Selon l’Unesco, la langue Normande serait en grand danger. Une perte de vitesse constatée du pays de Caux aux îles Anglo-Normandes mais d’ardents défenseurs continuent à faire vivre ce patrimoine linguistique.
Ils ne seraient plus que 30 000 à maitriser les bases du patois normand. Une triste agonie à l’échelle de l’histoire lorsque l’on sait que Guillaume le Conquérant, une fois couronné roi d’Angleterre en 1066, fit du normand la langue du pouvoir et qu’elle devint la plus utilisée dans la littérature anglaise aux XIe et XIIe siècles.
Le déclin des langues régionales s’accéléra à la révolution en faisant du français la langue officielle. Au 20ème siècle, le brassage des populations et l’école obligatoire fragilisèrent encore plus ce patrimoine linguistique.
L'école de la République désintéressée du Normand
Aujourd’hui, contrairement au breton, le normand n’est quasiment plus enseigné en milieu scolaire. Il ne reste plus que le collège Marcel Grillard de Bricquebec-en-Cotentin qui propose une initiation, une heure par semaine.
C’est une initiation au normand et à la culture normande. Ça permet notamment d’aborder l’histoire-géographie d’une manière plus ludique et plus ancrée avec le territoire. Cette heure hebdomadaire d’initiation plait beaucoup aux élèves, chaque année le groupe affiche complet. Certains jeunes nous disent aussi que ça leur a permis d’échanger en normand avec leurs grands-parents.
Le normand n’est pas reconnu par l’éducation nationale. Ce trésor de vocabulaire est en train de disparaître. Si on donnait cette ouverture dans les écoles, il y aurait des candidats. Dans les établissements scolaires, j’avais toujours une trentaine de jeunes qui se montraient intéressés.
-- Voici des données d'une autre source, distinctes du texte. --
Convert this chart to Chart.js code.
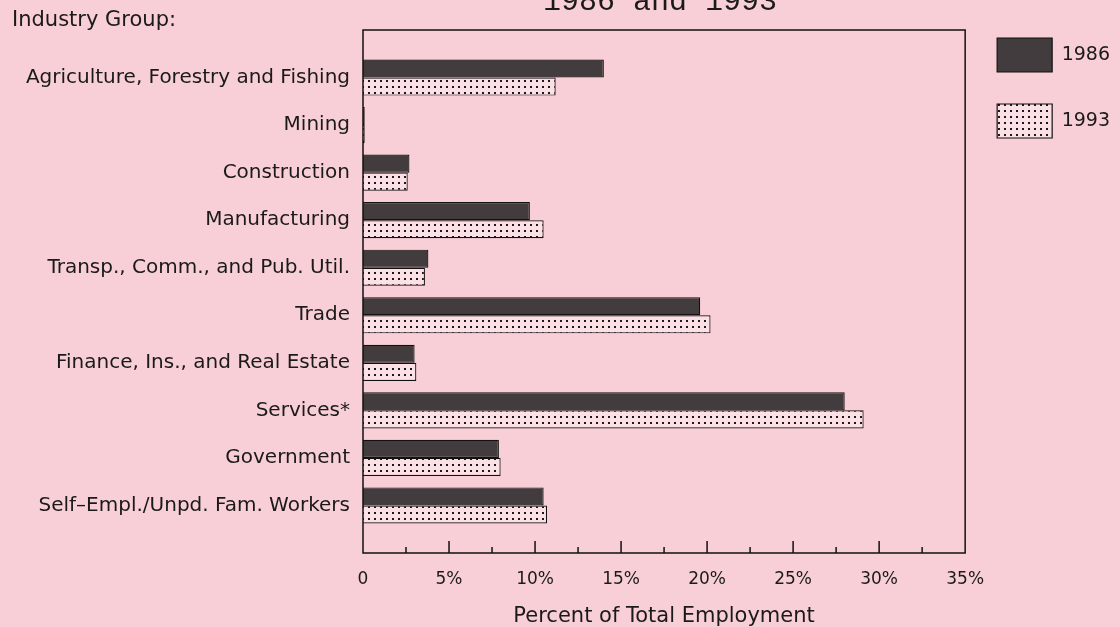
<!DOCTYPE html>
<html>
<head>
<meta charset="utf-8">
<script src="https://cdn.jsdelivr.net/npm/chart.js@4.4.0/dist/chart.umd.min.js"></script>
<style>
  html, body { margin: 0; padding: 0; background: #f8cfd6; }
  canvas { display: block; }
</style>
</head>
<body>
<canvas id="chart" width="1120" height="627"></canvas>
<script>
// dados
const industries = [
  "Agriculture, Forestry and Fishing",
  "Mining",
  "Construction",
  "Manufacturing",
  "Transp., Comm., and Pub. Util.",
  "Trade",
  "Finance, Ins., and Real Estate",
  "Services*",
  "Government",
  "Self\u2013Empl./Unpd. Fam. Workers"
];
const share1986 = [14.0, 0.1, 2.7, 9.7, 3.8, 19.6, 3.0, 28.0, 7.9, 10.5];
const share1993 = [11.2, 0.1, 2.6, 10.5, 3.6, 20.2, 3.1, 29.1, 8.0, 10.7];
const xTicks = [0, 5, 10, 15, 20, 25, 30, 35];
const seriesNames = ["1986", "1993"];

const FONT = "'DejaVu Sans', sans-serif";

// padrao pontilhado da serie 1993
function dotPattern() {
  const c = document.createElement("canvas");
  c.width = 6; c.height = 6;
  const g = c.getContext("2d");
  g.fillStyle = "#fbe0e5";
  g.fillRect(0, 0, 6, 6);
  g.fillStyle = "#1c1719";
  g.fillRect(2, 2, 2, 2);
  return document.getElementById("chart").getContext("2d").createPattern(c, "repeat");
}

// moldura, marcas do eixo x e textos soltos
const extras = {
  id: "extras",
  afterDraw(chart) {
    const { ctx, chartArea: a, scales } = chart;
    ctx.save();
    ctx.strokeStyle = "#111";
    ctx.lineWidth = 1.5;
    ctx.strokeRect(a.left, a.top, a.right - a.left, a.bottom - a.top);

    ctx.beginPath();
    for (let v = 2.5; v < 35; v += 2.5) {
      const px = scales.x.getPixelForValue(v);
      const len = (v % 5 === 0) ? 12 : 6;
      ctx.moveTo(px, a.bottom);
      ctx.lineTo(px, a.bottom - len);
    }
    ctx.stroke();

    ctx.fillStyle = "#1a1a1a";
    ctx.font = "21px " + FONT;
    ctx.textBaseline = "middle";
    ctx.textAlign = "left";
    ctx.fillText("Industry Group:", 12, 21);

    ctx.font = "30px 'Liberation Mono', monospace";
    ctx.textAlign = "center";
    ctx.textBaseline = "alphabetic";
    ctx.fillText("1986 and 1993", 660, 10);
    ctx.restore();
  }
};

const pattern = dotPattern();

new Chart(document.getElementById("chart"), {
  type: "bar",
  data: {
    datasets: [
      {
        label: seriesNames[0],
        data: share1986.map((v, i) => ({ x: v, y: i })),
        backgroundColor: "#423c3e",
        borderColor: "#111",
        borderWidth: 1.2
      },
      {
        label: seriesNames[1],
        data: share1993.map((v, i) => ({ x: v, y: i })),
        backgroundColor: pattern,
        borderColor: "#111",
        borderWidth: 1.2
      }
    ]
  },
  options: {
    indexAxis: "y",
    responsive: false,
    animation: false,
    categoryPercentage: 0.76,
    barPercentage: 1.0,
    layout: { padding: { top: 6, left: 0, right: 0, bottom: 0 } },
    plugins: {
      tooltip: { enabled: false },
      legend: {
        position: "right",
        align: "start",
        labels: {
          boxWidth: 55,
          boxHeight: 34,
          padding: 32,
          color: "#1a1a1a",
          font: { family: FONT, size: 19 }
        }
      }
    },
    scales: {
      x: {
        type: "linear",
        min: 0,
        max: 35,
        afterBuildTicks: (s) => { s.ticks = xTicks.map(v => ({ value: v })); },
        afterFit: (s) => { s.height = 74; },
        grid: { display: false },
        border: { display: false },
        ticks: {
          padding: 8,
          color: "#1a1a1a",
          font: { family: FONT, size: 17 },
          callback: (v) => v === 0 ? "0" : v + "%"
        },
        title: {
          display: true,
          text: "Percent of Total Employment",
          color: "#1a1a1a",
          font: { family: FONT, size: 21, lineHeight: 1 },
          padding: { top: 0, bottom: 0 }
        }
      },
      x2: {
        position: "top",
        display: true,
        afterFit: (s) => { s.height = 24; },
        grid: { display: false },
        border: { display: false },
        ticks: { display: false }
      },
      y: {
        type: "linear",
        min: -1,
        max: 10,
        reverse: true,
        offset: false,
        afterBuildTicks: (s) => { s.ticks = industries.map((_, i) => ({ value: i })); },
        afterFit: (s) => { s.width = 363; },
        grid: { display: false },
        border: { display: false },
        ticks: {
          padding: 5,
          color: "#1a1a1a",
          font: { family: FONT, size: 20 },
          callback: (v) => industries[v] ?? ""
        }
      }
    }
  },
  plugins: [extras]
});
</script>
</body>
</html>
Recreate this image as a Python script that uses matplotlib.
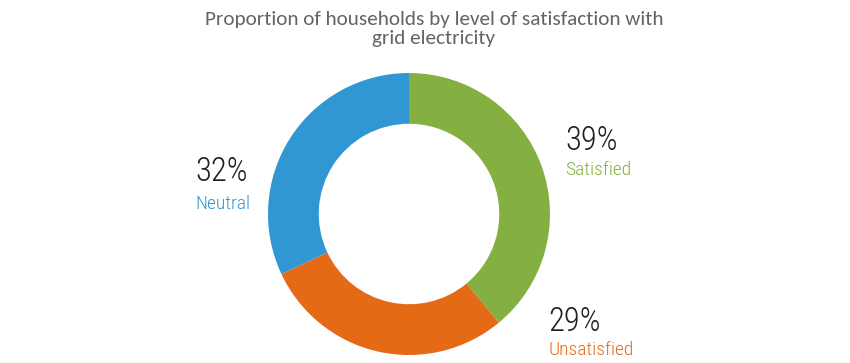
import matplotlib.pyplot as plt

labels = ["Satisfied", "Unsatisfied", "Neutral"]
shares = [39, 29, 32]
colors = ["#84b041", "#e46a16", "#3097d2"]
title = "Proportion of households by level of satisfaction with\ngrid electricity"

W, H = 850, 363
fig = plt.figure(figsize=(W / 100, H / 100), dpi=100)

# donut centre (409, 214) px, outer radius 141 px
cx, cy, r = 409, 214, 141
ax = fig.add_axes([(cx - r) / W, (H - cy - r) / H, 2 * r / W, 2 * r / H])
ax.pie(shares, colors=colors, startangle=90, counterclock=False, radius=1,
       wedgeprops=dict(width=0.36, linewidth=0))
ax.set_xlim(-1, 1)
ax.set_ylim(-1, 1)
ax.set_aspect("equal")
ax.axis("off")

narrow = ["Roboto Condensed", "DejaVu Sans"]

# label anchor positions (left x, y of percent, y of name) in px
spots = {"Satisfied": (565, 141, 170),
         "Unsatisfied": (548, 322, 350),
         "Neutral": (195, 172, 204)}
for lab, val, col in zip(labels, shares, colors):
    x, y1, y2 = spots[lab]
    fig.text(x / W, 1 - y1 / H, f"{val}%", fontsize=23.5, color="#231f20",
             family=narrow, weight=300, ha="left", va="center")
    fig.text(x / W, 1 - y2 / H, lab, fontsize=14, color=col,
             family=narrow, weight=300, ha="left", va="center")

fig.text(434 / W, 1 - 29 / H, title, fontsize=15.2, color="#646464",
         family=["Carlito", "DejaVu Sans"], ha="center", va="center",
         linespacing=1.2)

fig.savefig("out.png", dpi=100)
C'est l'une des principales langues d'oïl, avec le gallo, mais en bretagne, eux ont obtenu qu’elle soit à l’épreuve du baccalauréat.
Front des associations pour sauver le parler Normand
Rémi Pézeril est également président de la FALE, la Fédération des Associations pour la Langue normande, fondée en 2016. Des associations qui tentent de défendre et promouvoir cette spécificité régionale. Pour exemple, elles ont mis en place 12 ateliers sur tout le territoire pour converser et découvrir la littérature. Récemment et avec l’aide de la région Normandie, une autre initiative a vue le jour : les cafés normands. Des lieux de rencontres et d’échanges comme au Comptoir des Halles à Cherbourg, où avant la crise sanitaire, plus de quarante personnes se retrouvaient chaque mois.
Certains viennent pour réentendre les paroles de leurs anciens et d’autres pour discuter. Ce qui est intéressant, c’est le mélange des parlers normands parce que lors de ces rencontres des gens sont originaires d’autres départements et à une centaine de kilomètres, les mots normands ne sont plus les mêmes.
"le parler normand est dans une sorte de coma". Louis Lefebvre.
On est plusieurs auteurs, c’est une chronique hebdomadaire, on y aborde tous les sujets, on ne s’interdit rien. Je reçois régulièrement des courriers de remerciement, notre chronique est très lue et même par les jeunes. Pour preuve, on a fait récemment le buzz en publiant une "Acertainement dérogatouère " de déplacement tout en normand, les jeunes se sont rués dessus ! Le cotentin est une terre très vivante pour le parler normand ; il est très employé dans le milieu de la pêche. Il suffit de les écouter, il y a des mots normands qui fleurissent dans toutes les conversations. Pour imager les choses, à mon sens, le parler normand est dans une sorte de coma et il suffirait de peu de chose pour le réveiller.
La Normandie au chevet de sa langue régionale.
Depuis janvier 2019, la Région a mis en place une stratégie pour la sauvegarde et la valorisation des parlers normands. Un conseil scientifique et culturel est aujourd’hui constitué afin de travailler à la sauvegarde, la valorisation et la promotion de cette langue régionale. Il est composé de 16 membres, mêlant universitaires et locuteurs en normand, venant de Normandie, de Lyon, de Toulouse, de Jersey et d’Angleterre. Un atlas linguistique est déjà en cours de réalisation.
Dans la continuité de la loi Molac, voté au parlement en avril dernier, qui protège et fait la promotion des langues régionales, la Région a écrit au Président de République afin que le normand soit reconnu par l’État dans le Code de l’éducation. Un sésame qui ouvrirait la voie à un enseignement immersif en normand dans les écoles publiques.